GIVEN ENTRIES:
################

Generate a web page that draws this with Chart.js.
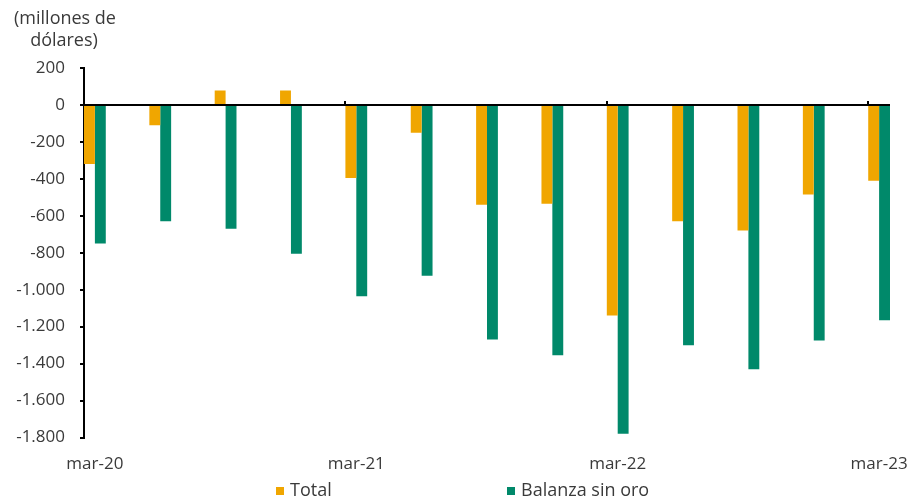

################

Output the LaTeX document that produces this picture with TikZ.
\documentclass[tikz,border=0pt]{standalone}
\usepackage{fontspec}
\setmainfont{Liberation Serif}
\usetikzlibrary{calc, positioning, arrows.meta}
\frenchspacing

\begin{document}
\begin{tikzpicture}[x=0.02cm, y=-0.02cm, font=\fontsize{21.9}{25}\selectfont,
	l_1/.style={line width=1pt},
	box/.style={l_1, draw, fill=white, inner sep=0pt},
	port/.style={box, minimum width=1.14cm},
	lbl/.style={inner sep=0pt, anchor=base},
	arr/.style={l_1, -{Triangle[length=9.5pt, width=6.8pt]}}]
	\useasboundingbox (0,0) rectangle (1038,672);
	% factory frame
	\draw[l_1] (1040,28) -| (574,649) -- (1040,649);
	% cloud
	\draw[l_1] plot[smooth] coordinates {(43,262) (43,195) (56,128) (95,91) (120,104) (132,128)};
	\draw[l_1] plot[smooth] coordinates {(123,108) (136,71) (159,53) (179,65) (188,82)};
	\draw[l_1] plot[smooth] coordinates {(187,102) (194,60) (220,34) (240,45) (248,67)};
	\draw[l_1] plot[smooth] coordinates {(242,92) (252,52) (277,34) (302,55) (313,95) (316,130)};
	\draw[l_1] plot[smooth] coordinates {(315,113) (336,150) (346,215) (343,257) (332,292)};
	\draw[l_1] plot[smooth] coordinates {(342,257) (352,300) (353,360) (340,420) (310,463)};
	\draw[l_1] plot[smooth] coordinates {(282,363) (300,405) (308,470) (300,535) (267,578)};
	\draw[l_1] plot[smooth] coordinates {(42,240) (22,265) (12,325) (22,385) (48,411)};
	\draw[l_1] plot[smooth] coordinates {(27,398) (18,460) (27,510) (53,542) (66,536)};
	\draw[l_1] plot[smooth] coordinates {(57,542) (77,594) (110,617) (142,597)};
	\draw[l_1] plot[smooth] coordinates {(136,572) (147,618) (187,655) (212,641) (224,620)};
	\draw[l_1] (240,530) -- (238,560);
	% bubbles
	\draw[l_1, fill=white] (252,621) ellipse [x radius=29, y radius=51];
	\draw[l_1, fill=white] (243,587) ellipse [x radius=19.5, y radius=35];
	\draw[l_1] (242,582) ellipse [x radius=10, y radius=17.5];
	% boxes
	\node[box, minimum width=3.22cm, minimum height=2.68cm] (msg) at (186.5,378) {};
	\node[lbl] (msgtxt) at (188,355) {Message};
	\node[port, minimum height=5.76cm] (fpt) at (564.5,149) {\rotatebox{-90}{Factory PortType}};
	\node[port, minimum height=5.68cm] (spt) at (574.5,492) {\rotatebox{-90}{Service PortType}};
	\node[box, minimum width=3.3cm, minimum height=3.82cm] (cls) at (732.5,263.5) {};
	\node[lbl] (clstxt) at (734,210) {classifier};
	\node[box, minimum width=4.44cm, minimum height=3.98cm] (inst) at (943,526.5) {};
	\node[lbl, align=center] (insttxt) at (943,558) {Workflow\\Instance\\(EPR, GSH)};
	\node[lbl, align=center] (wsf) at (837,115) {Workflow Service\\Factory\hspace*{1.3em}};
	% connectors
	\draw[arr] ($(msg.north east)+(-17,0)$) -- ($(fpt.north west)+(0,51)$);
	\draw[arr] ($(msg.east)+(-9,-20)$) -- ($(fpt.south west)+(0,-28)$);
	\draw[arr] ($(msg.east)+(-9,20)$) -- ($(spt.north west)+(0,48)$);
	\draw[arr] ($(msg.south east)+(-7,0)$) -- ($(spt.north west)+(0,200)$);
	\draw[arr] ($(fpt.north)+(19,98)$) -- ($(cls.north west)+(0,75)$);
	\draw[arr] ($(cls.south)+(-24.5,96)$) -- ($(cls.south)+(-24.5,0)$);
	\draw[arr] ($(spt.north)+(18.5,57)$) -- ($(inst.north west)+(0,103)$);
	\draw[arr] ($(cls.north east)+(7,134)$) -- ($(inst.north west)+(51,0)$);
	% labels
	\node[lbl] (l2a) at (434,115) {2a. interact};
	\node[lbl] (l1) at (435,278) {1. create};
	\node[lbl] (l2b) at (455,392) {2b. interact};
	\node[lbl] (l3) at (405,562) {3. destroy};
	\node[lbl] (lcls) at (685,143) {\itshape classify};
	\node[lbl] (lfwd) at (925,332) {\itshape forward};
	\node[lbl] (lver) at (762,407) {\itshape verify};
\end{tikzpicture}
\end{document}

################

GOAL OF THE EXERCISE:
The lines to collect are those holding the string "this"; copy them all.

FULL SOLUTION:
Generate a web page that draws this with Chart.js.
Output the LaTeX document that produces this picture with TikZ.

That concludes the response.